San Francisco Parents Call for Algebra 1 to Be Returned to 8th-Grade Curriculum

San Francisco Parents Call for Algebra 1 to Be Returned to 8th-Grade Curriculum
Pedestrians walk by a mural of Abraham Lincoln outside of Abraham Lincoln High School in San Francisco on December 17, 2020. (Justin Sullivan/Getty Images)
Lear Zhou

SAN FRANCISCO—In a letter sent on July 12, Friends of Lowell Foundation, a group of parents, called for the San Francisco Board of Supervisors to place a ballot measure in the 2024 election to make Algebra 1 available again for 8th-graders.

Also on July 12, the California State Board of Education approved a new math framework that did not suit the parents’ wishes.

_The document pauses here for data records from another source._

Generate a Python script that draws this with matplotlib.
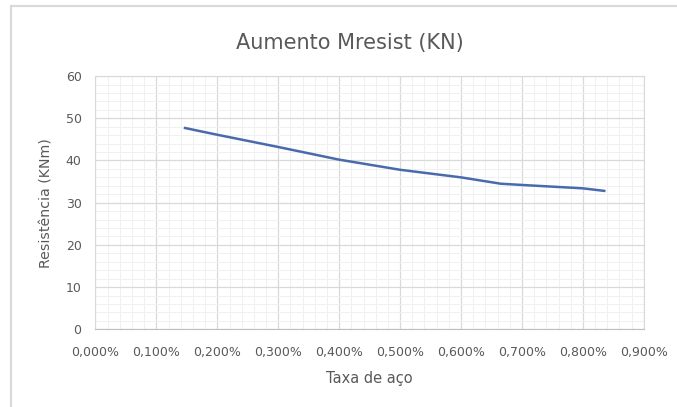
import matplotlib.pyplot as plt
from matplotlib.ticker import MultipleLocator, FuncFormatter, AutoMinorLocator
from matplotlib.lines import Line2D

# dados
taxa = [0.147, 0.2, 0.3, 0.4, 0.5, 0.6, 0.665, 0.7, 0.8, 0.835]
resist = [47.7, 46.1, 43.2, 40.2, 37.8, 36.0, 34.5, 34.2, 33.4, 32.8]

cinza = '#595959'

fig = plt.figure(figsize=(6.77, 4.07), dpi=100)
ax = fig.add_axes([0.141, 0.191, 0.810, 0.622])

ax.plot(taxa, resist, color='#4a6aae', linewidth=1.8)

ax.set_xlim(0, 0.9)
ax.set_ylim(0, 60)
ax.xaxis.set_major_locator(MultipleLocator(0.1))
ax.yaxis.set_major_locator(MultipleLocator(10))
ax.xaxis.set_minor_locator(AutoMinorLocator(5))
ax.yaxis.set_minor_locator(AutoMinorLocator(5))
ax.xaxis.set_major_formatter(FuncFormatter(lambda v, p: f'{v:.3f}%'.replace('.', ',')))

ax.grid(True, which='major', color='#d9d9d9', linewidth=0.9)
ax.grid(True, which='minor', color='#f0f0f0', linewidth=0.7)
ax.set_axisbelow(True)

for s in ax.spines.values():
    s.set_color('#d9d9d9')
ax.spines['bottom'].set_color('#bfbfbf')
ax.tick_params(which='both', length=0, colors=cinza, labelsize=9)
ax.tick_params(axis='x', pad=12)
ax.tick_params(axis='y', pad=10)

fig.text(350 / 677, 1 - 43 / 407, 'Aumento Mresist (KN)', color=cinza, fontsize=15,
         ha='center', va='center')
ax.set_xlabel('Taxa de aço', color=cinza, fontsize=10.5, labelpad=9)
ax.set_ylabel('Resistência (KNm)', color=cinza, fontsize=10.2, labelpad=9)

# moldura do gráfico (só esquerda e topo aparecem no recorte)
y_top = 1 - 5.5 / 407
x_left = 10.5 / 677
fig.add_artist(Line2D([x_left, 1], [y_top, y_top], transform=fig.transFigure, color='#d9d9d9', linewidth=1.5))
fig.add_artist(Line2D([x_left, x_left], [0, y_top], transform=fig.transFigure, color='#d9d9d9', linewidth=1.5))

fig.savefig('out.png', dpi=100)
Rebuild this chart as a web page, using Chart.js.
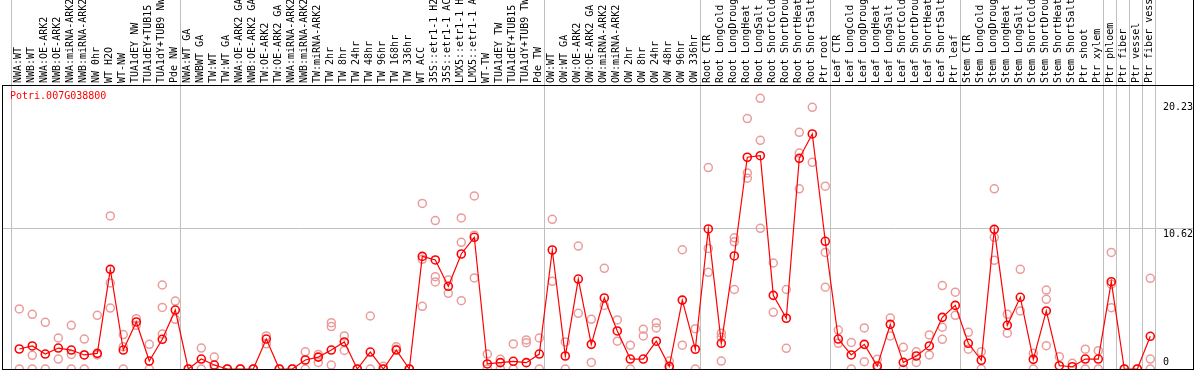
<!DOCTYPE html>
<html>
<head>
<meta charset="utf-8">
<title>Potri.007G038800</title>
<script src="https://cdn.jsdelivr.net/npm/chart.js@4.4.1/dist/chart.umd.min.js"></script>
<style>
  body { margin: 0; background: #fff; }
  #wrap { position: relative; width: 1194px; height: 370px; }
</style>
</head>
<body>
<div id="wrap"><canvas id="chart"></canvas></div>
<script>
// sample names (already cut to 14 chars like the original)
const labels = [
  'NWA:WT', 'NWB:WT', 'NWA:OE-ARK2', 'NWB:OE-ARK2', 'NWA:miRNA-ARK2', 'NWB:miRNA-ARK2',
  'NW 0hr', 'WT H2O', 'WT-NW', 'TUA1dEY NW', 'TUA1dEY+TUB15', 'TUA1dY+TUB9 NW', 'Pde NW',
  'NWA:WT GA', 'NWBWT GA', 'TW:WT', 'TW:WT GA', 'NWA:OE-ARK2 GA', 'NWB:OE-ARK2 GA',
  'TW:OE-ARK2', 'TW:OE-ARK2 GA', 'NWA:miRNA-ARK2', 'NWB:miRNA-ARK2', 'TW:miRNA-ARK2',
  'TW 2hr', 'TW 8hr', 'TW 24hr', 'TW 48hr', 'TW 96hr', 'TW 168hr', 'TW 336hr', 'WT ACC',
  '35S::etr1-1 H2', '35S::etr1-1 AC', 'LMX5::etr1-1 H', 'LMX5::etr1-1 A', 'WT-TW',
  'TUA1dEY TW', 'TUA1dEY+TUB15', 'TUA1dY+TUB9 TW', 'Pde TW',
  'OW:WT', 'OW:WT GA', 'OW:OE-ARK2', 'OW:OE-ARK2 GA', 'OW:miRNA-ARK2', 'OW:miRNA-ARK2',
  'OW 2hr', 'OW 8hr', 'OW 24hr', 'OW 48hr', 'OW 96hr', 'OW 336hr',
  'Root CTR', 'Root LongCold', 'Root LongDroug', 'Root LongHeat', 'Root LongSalt',
  'Root ShortCold', 'Root ShortDrou', 'Root ShortHeat', 'Root ShortSalt', 'Ptr root',
  'Leaf CTR', 'Leaf LongCold', 'Leaf LongDroug', 'Leaf LongHeat', 'Leaf LongSalt',
  'Leaf ShortCold', 'Leaf ShortDrou', 'Leaf ShortHeat', 'Leaf ShortSalt', 'Ptr leaf',
  'Stem CTR', 'Stem LongCold', 'Stem LongDroug', 'Stem LongHeat', 'Stem LongSalt',
  'Stem ShortCold', 'Stem ShortDrou', 'Stem ShortHeat', 'Stem ShortSalt', 'Ptr shoot',
  'Ptr xylem', 'Ptr phloem', 'Ptr fiber', 'Ptr vessel', 'Ptr fiber vess'
];

// mean expression (red line)
const means = [
  1.51, 1.74, 1.13, 1.58, 1.43, 1.06, 1.18, 7.52, 1.43, 3.55,
  0.6, 2.24, 4.45, 0, 0.75, 0.3, 0, 0, 0, 2.26,
  0, 0, 0.68, 0.9, 1.43, 2.04, 0, 1.28, 0, 1.43,
  0, 8.5, 8.23, 6.24, 8.68, 9.94, 0.38, 0.48, 0.58, 0.48,
  1.13, 8.98, 0.98, 6.79, 1.86, 5.36, 2.87, 0.75, 0.75, 2.1,
  0.2, 5.2, 1.49, 10.57, 1.94, 8.53, 15.98, 16.1, 5.56, 3.83,
  15.9, 17.74, 9.64, 2.26, 1.06, 1.86, 0.23, 3.37, 0.5, 0.98,
  1.74, 3.9, 4.8, 1.94, 0.66, 10.54, 3.3, 5.41, 0.73, 4.38,
  0.25, 0.17, 0.75, 0.75, 6.59, 0, 0, 2.47
];

// single replicates (faded circles), null where there is none
const rep1 = [
  4.53, 4.13, 3.52, 2.34, 3.3, 2.26, 4.05, 11.55, 2.6, 3.8,
  1.86, 6.34, 5.13, 0, 1.58, 0.9, 0, 0, 0, 2.5,
  0, 0, 1.3, 1.1, 3.5, 2.5, 0, 4.0, 0.2, 1.68,
  0, 12.5, 11.2, 6.72, 11.4, 13.06, 1.13, 0.73, 1.89, 2.19,
  2.34, 11.3, 2.04, 9.28, 3.75, 7.6, 3.7, 1.8, 3.0, 3.5,
  0.6, 9.0, 3.04, 15.2, 2.7, 9.9, 18.9, 20.43, 8.0, 6.0,
  17.86, 19.75, 13.8, 2.94, 2.0, 3.1, 0.73, 3.85, 1.64, 1.3,
  2.57, 6.3, 5.8, 2.77, 1.3, 13.6, 4.13, 7.52, 1.18, 5.96,
  0.93, 0.43, 1.5, 1.38, 8.8, 0, 0, 6.84
];
const rep2 = [
  0, 1.03, 0, 0.75, 1.1, 1.06, 1.06, 6.5, 1.68, 3.3,
  0, 4.65, 3.75, null, 0, 0, 0, 0, 0, 1.9,
  0, 0, 0, 0.5, 3.2, 1.4, null, 0, 0, 1.5,
  0, 8.28, 6.97, 5.71, 9.56, 10.1, 0, 0, 0, 1.98,
  0, 6.62, 0, 4.2, 0.5, 4.8, 2.1, 0, 2.5, 3.1,
  0, 1.8, 0, 9.1, 2.4, 9.6, 14.8, 17.26, 4.28, 1.56,
  16.3, 15.6, 8.8, 1.94, 0, 0.55, 0, 2.5, 0, 0.5,
  1.06, 3.15, 4.05, 1.5, 0, 9.94, 2.7, 4.38, 0, 5.26,
  null, null, 0, 0, 6.4, null, null, 0.75
];
const rep3 = [
  null, 0, null, null, 0, 0, null, 4.6, 0, null,
  null, 2.64, null, null, null, null, null, null, null, null,
  null, null, null, null, 0.3, null, null, null, null, null,
  null, 4.73, 6.57, null, 5.16, 6.87, null, null, null, null,
  null, null, null, null, null, null, null, null, null, null,
  null, null, null, 7.3, 0.6, 6.0, 14.4, 10.62, null, null,
  13.6, null, 6.17, null, null, null, null, null, null, null,
  null, 2.24, null, null, null, 8.2, null, null, null, 1.76,
  null, null, null, null, 4.63, null, null, 0
];

// first sample of each block (grey separators), last entry closes the final block
const groupStarts = [0, 13, 41, 53, 63, 73, 84, 85, 86, 87, 88];
const yTicks = [0, 10.62, 20.23];
const yTickLabels = ['0', '10.62', '20.23'];
const geneId = 'Potri.007G038800';

// column geometry: 13px per sample, first sample 19.3px from the left edge
const colW = 13, firstX = 19.3, pxPerUnit = 13.25;
const monoFont = { family: 'DejaVu Sans Mono', size: 10 };

const toPoints = arr => arr.map((v, i) => v === null ? null : { x: i, y: v }).filter(p => p);

const repStyle = {
  showLine: false,
  pointRadius: 4,
  pointBorderWidth: 1.5,
  pointBorderColor: '#eb9b9b',
  pointBackgroundColor: 'rgba(0,0,0,0)'
};

const extras = {
  id: 'extras',
  afterDraw(chart) {
    const { ctx, chartArea, scales } = chart;
    ctx.save();
    ctx.font = '10px "DejaVu Sans Mono"';
    ctx.textBaseline = 'top';
    ctx.fillStyle = '#000';
    yTicks.forEach((v, k) => {
      const py = Math.min(scales.y.getPixelForValue(v) + 1, chartArea.bottom - 12);
      ctx.fillText(yTickLabels[k], chartArea.right - 30, py);
    });
    ctx.fillStyle = '#ff0000';
    ctx.fillText(geneId, chartArea.left + 8, chartArea.top + 6);
    // frame continues up through the label strip on the right
    ctx.strokeStyle = '#000';
    ctx.lineWidth = 1;
    ctx.beginPath();
    ctx.moveTo(chartArea.right + 0.5, 0);
    ctx.lineTo(chartArea.right + 0.5, chartArea.top);
    ctx.stroke();
    ctx.restore();
  }
};

const xCommon = { type: 'linear', min: -1.33, max: 90.28, bounds: 'data' };

const chart = new Chart(document.getElementById('chart'), {
  type: 'scatter',
  data: {
    datasets: [
      {
        data: toPoints(means),
        showLine: true,
        borderColor: '#ff0000',
        borderWidth: 1.2,
        pointRadius: 4,
        pointBorderWidth: 1.6,
        pointBorderColor: '#ff0000',
        pointBackgroundColor: 'rgba(0,0,0,0)'
      },
      Object.assign({ data: toPoints(rep1) }, repStyle),
      Object.assign({ data: toPoints(rep2) }, repStyle),
      Object.assign({ data: toPoints(rep3) }, repStyle)
    ]
  },
  options: {
    responsive: true,
    maintainAspectRatio: false,
    animation: false,
    events: [],
    layout: { padding: 0, autoPadding: false },
    plugins: { legend: { display: false }, tooltip: { enabled: false } },
    scales: {
      x: Object.assign({}, xCommon, {
        position: 'bottom',
        grid: { display: false },
        ticks: { display: false },
        border: { display: true, color: '#000', width: 1 },
        afterFit: s => { s.height = 1; s.paddingLeft = 0; s.paddingRight = 0; }
      }),
      xGrid: Object.assign({}, xCommon, {
        position: 'top', weight: 0,
        afterBuildTicks: s => { s.ticks = groupStarts.map(g => ({ value: g - 0.62 })); },
        grid: { color: '#c0c0c0', lineWidth: 1, drawTicks: true, tickLength: 85, drawOnChartArea: true },
        ticks: { display: false },
        border: { display: false },
        afterFit: s => { s.height = 0; s.paddingLeft = 0; s.paddingRight = 0; }
      }),
      xTop: Object.assign({}, xCommon, {
        position: 'top', weight: 1,
        afterBuildTicks: s => { s.ticks = labels.map((_, i) => ({ value: i })); },
        grid: { display: false, drawTicks: false },
        border: { display: true, color: '#000', width: 1 },
        ticks: {
          autoSkip: false, minRotation: 90, maxRotation: 90,
          padding: 2, labelOffset: 11,
          color: '#000', font: monoFont,
          callback: v => labels[v]
        },
        afterFit: s => { s.height = 85; s.paddingLeft = 0; s.paddingRight = 0; }
      }),
      y: {
        type: 'linear', position: 'right', min: 0, max: 21.43,
        afterBuildTicks: s => { s.ticks = yTicks.map(v => ({ value: v })); },
        grid: {
          drawTicks: false,
          color: c => (c.tick && c.tick.value === 10.62) ? '#c0c0c0' : 'rgba(0,0,0,0)'
        },
        ticks: { display: false },
        border: { display: true, color: '#000', width: 1 },
        afterFit: s => { s.width = 1; s.paddingTop = 0; s.paddingBottom = 0; }
      },
      yLeft: {
        type: 'linear', position: 'left', min: 0, max: 21.43,
        grid: { display: false, drawTicks: false },
        ticks: { display: false },
        border: { display: true, color: '#000', width: 1 },
        afterFit: s => { s.width = 2; s.paddingTop = 0; s.paddingBottom = 0; }
      }
    }
  },
  plugins: [extras]
});

// pin the value ranges to the laid-out plot box so columns sit 13px apart
const ca = chart.chartArea;
const xMin = -(firstX - ca.left) / colW;
const xMax = xMin + (ca.right - ca.left) / colW;
['x', 'xGrid', 'xTop'].forEach(id => {
  chart.options.scales[id].min = xMin;
  chart.options.scales[id].max = xMax;
});
chart.options.scales.y.max = (ca.bottom - ca.top) / pxPerUnit;
chart.options.scales.yLeft.max = chart.options.scales.y.max;
chart.update();
</script>
</body>
</html>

“It’s a shame that with all these high-tech companies that have a presence here in our city, our school kids in the San Francisco Unified School District (SFUSD) cannot get to calculus, because when they moved Algebra 1 out of the eighth grade and put it into the ninth grade, that pushed everything back as a result,” Rex Ridgeway, PTSA president of Abraham Lincoln High School and the author of the letter, told The Epoch Times.

Mr. Ridgeway recalled that hundreds of parents and residents protested before the school board, trying to stop SFUSD from removing Algebra 1 from the 8th grade in 2014.

“They didn’t even pay attention,” Mr. Ridgeway said. “They were going to do this, whether we liked it or not.”

In the letter, Mr. Ridgeway wrote, “This terrible decision places significant roadblocks and hurdles in the path of our students desiring careers in Science, Technology, Engineering, and Math (STEM).”

Early data presented by SFUSD showed a one-time drop in Algebra 1 failure rates as well as increased percentages of students, especially Black and Latino students, being enrolled in higher-level math.

However, the course sequence shift didn’t solve the racial inequity in math learning as SFUSD promised. Recent research by Stanford University Graduate School of Education looked at data from before and after SFUSD’s course change and concluded that “large ethnoracial gaps in advanced math course-taking remained.”
While 13.8 percent of Latino and 3.9 percent of African American students completed Algebra 2 by the end of 10th grade under the old course sequence, the numbers have fallen to 6.2 and 1.3 percent respectively under the new course sequence, according to education watchdog Families for San Francisco.

Whether or not a student can finish Algebra 2 in the 10th grade is considered an important metric, since it decides whether the student can take a more advanced mathematics course instead of the SFUSD-specific “compression” course, which combines partial Algebra 2 and partial pre-calculus.

“What has happened is that Asian and Caucasian families have done workarounds; they doubled up in the ninth grade to make sure their kids were not hurt,” Mr. Ridgeway said. “What about the kids who can do math, but the parents don’t have the knowledge nor the resources to do workarounds? Right? Yeah, kids are stuck in this compression course; they’re held back.”

The Stanford research also found that the equity-focused mathematics reform in SFUSD initially caused a 15 percent plunge in participation in Advanced Placement (AP) math, driven by declines in AP Calculus and among Asian/Pacific-Islander students.

“However, growing participation in acceleration options attenuated these reductions,” the research abstract states.

But these acceleration options cost money and require extra effort from students.

Mr. Ridgeway’s granddaughter Josie attended a summer class of algebra before registering in Lincoln High as a 9th grader, so she was able to take Algebra 1 and geometry in the same year. Then Josie finished Algebra 2 in the 10th grade with an A and took a pre-calculus UC Berkeley accredited course, and she was ready to take calculus next year before she graduated.

The two summer classes cost Mr. Ridgeway a little over $1,800.

As an African American, Josie Ridgeway will contribute to the district’s touted success stories.

“I want to be very clear on one fact; that is, based on our data, our current approach to math in SFUSD is not working,” said SFUSD Superintendent Matt Wayne in a mathematics workshop meeting on May 25. “We’re not meeting our goals around math. And particularly, our students, especially black and brown students, are not benefiting from the current way we do math in the district, and we have not meaningfully increased access to higher-level math. And we’ve even limited some students who want to pursue and wish to accelerate in math.”

Right after the Stanford research was published, a group of frustrated San Francisco parents sued SFUSD, demanding that officials put Algebra 1 back into middle schools for students who are ready to take it.

Mr. Ridgeway hopes SFUSD will settle the case by putting Algebra 1 back into the 8th grade. He cited a judge ruling in favor of parents with a similar case in Palo Alto earlier this year.

When talking about the idea of so-called detracking behind the current math policy, Mr. Ridgeway said he isn’t convinced.

“It’s like everybody gets on the track, everybody’s going to run, start at the same starting line, and you’re going to manufacture for everybody to finish at the finish line?” he said. “That’s not real life, and in track and field, the faster runner is going to win.”